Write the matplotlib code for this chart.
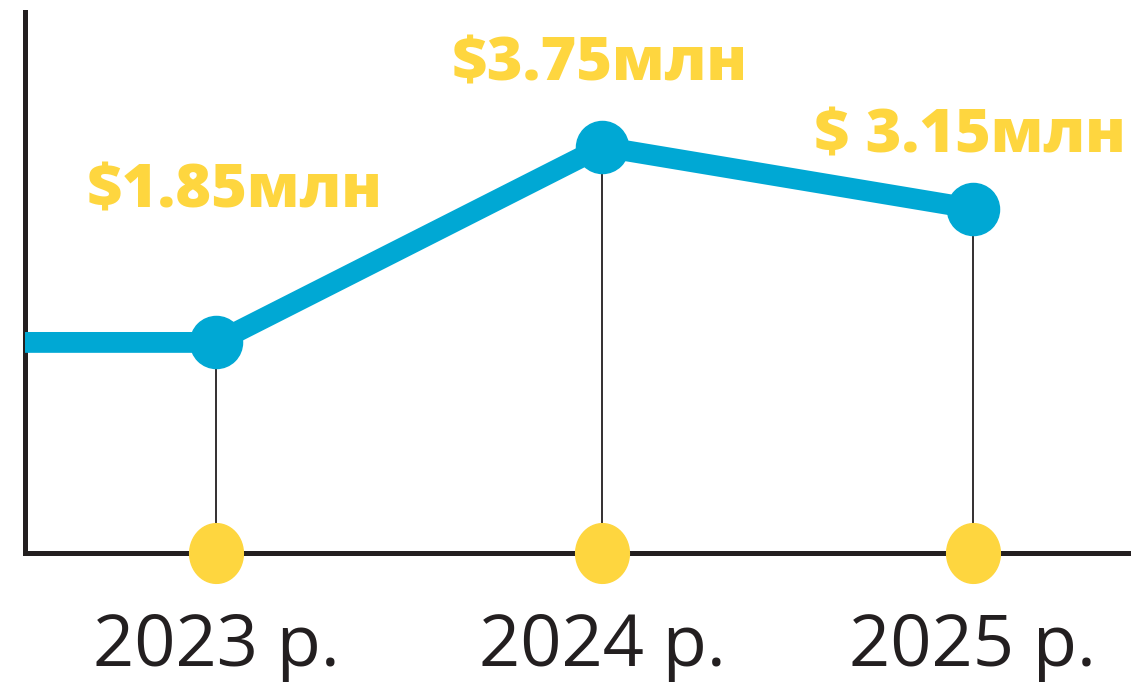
import matplotlib.pyplot as plt
from matplotlib.path import Path
import numpy as np

years = ['2023 р.', '2024 р.', '2025 р.']
x_pos = [0, 1, 1.96]
values = [1.85, 3.75, 3.15]
labels = ['$1.85млн', '$3.75млн', '$ 3.15млн']

blue = '#00A8D4'
yellow = '#FED63F'
dark = '#231F20'

fig = plt.figure(figsize=(11.31, 6.82), dpi=100)
ax = fig.add_axes([0.022, 0.189, 0.978, 0.793])
ax.set_xlim(-0.495, 2.37)
ax.set_ylim(-0.196, 5.056)

# line starts flat from the left axis
line_x = [ax.get_xlim()[0]] + x_pos
line_y = [values[0]] + values
ax.plot(line_x, line_y, color=blue, lw=15, solid_capstyle='butt', zorder=3)
ax.plot(x_pos, values, 'o', color=blue, ms=37.5, zorder=4)

# thin drop lines
ymin = ax.get_ylim()[0]
for x, v in zip(x_pos, values):
    ax.plot([x, x], [ymin, v], color=dark, lw=1.3, zorder=2)

# yellow dots on the axis (slightly taller than wide)
t = np.linspace(0, 2 * np.pi, 60)
ell = Path(np.column_stack([np.cos(t) * 0.9, np.sin(t)]))
ax.plot(x_pos, [ymin] * 3, ls='none', marker=ell, color=yellow, ms=43,
        clip_on=False, zorder=5)

offsets = [(19, 151), (-2, 82), (-3, 72)]
for x, v, lab, off in zip(x_pos, values, labels, offsets):
    ax.annotate(lab, (x, v), xytext=(off[0] * 0.72, off[1] * 0.72),
                textcoords='offset points', ha='center', va='center',
                color=yellow, fontsize=44, fontweight=800, family='Open Sans')

ax.set_xticks(x_pos)
ax.set_xticklabels(years, fontsize=52, color=dark, family='Open Sans')
ax.tick_params(axis='x', length=0, pad=42)
ax.set_yticks([])

for s in ['top', 'right']:
    ax.spines[s].set_visible(False)
ax.spines['left'].set_linewidth(3.6)
ax.spines['bottom'].set_linewidth(3.6)
ax.spines['left'].set_color(dark)
ax.spines['bottom'].set_color(dark)

fig.savefig('out.png', dpi=100)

** What you should do **
Make an exact copy of the lines from the top of the material through the line with "ax.set_ylim(-0.196, 5.056)", pictures excluded.

** Solved problem **
Write the matplotlib code for this chart.
import matplotlib.pyplot as plt
from matplotlib.path import Path
import numpy as np

years = ['2023 р.', '2024 р.', '2025 р.']
x_pos = [0, 1, 1.96]
values = [1.85, 3.75, 3.15]
labels = ['$1.85млн', '$3.75млн', '$ 3.15млн']

blue = '#00A8D4'
yellow = '#FED63F'
dark = '#231F20'

fig = plt.figure(figsize=(11.31, 6.82), dpi=100)
ax = fig.add_axes([0.022, 0.189, 0.978, 0.793])
ax.set_xlim(-0.495, 2.37)
ax.set_ylim(-0.196, 5.056)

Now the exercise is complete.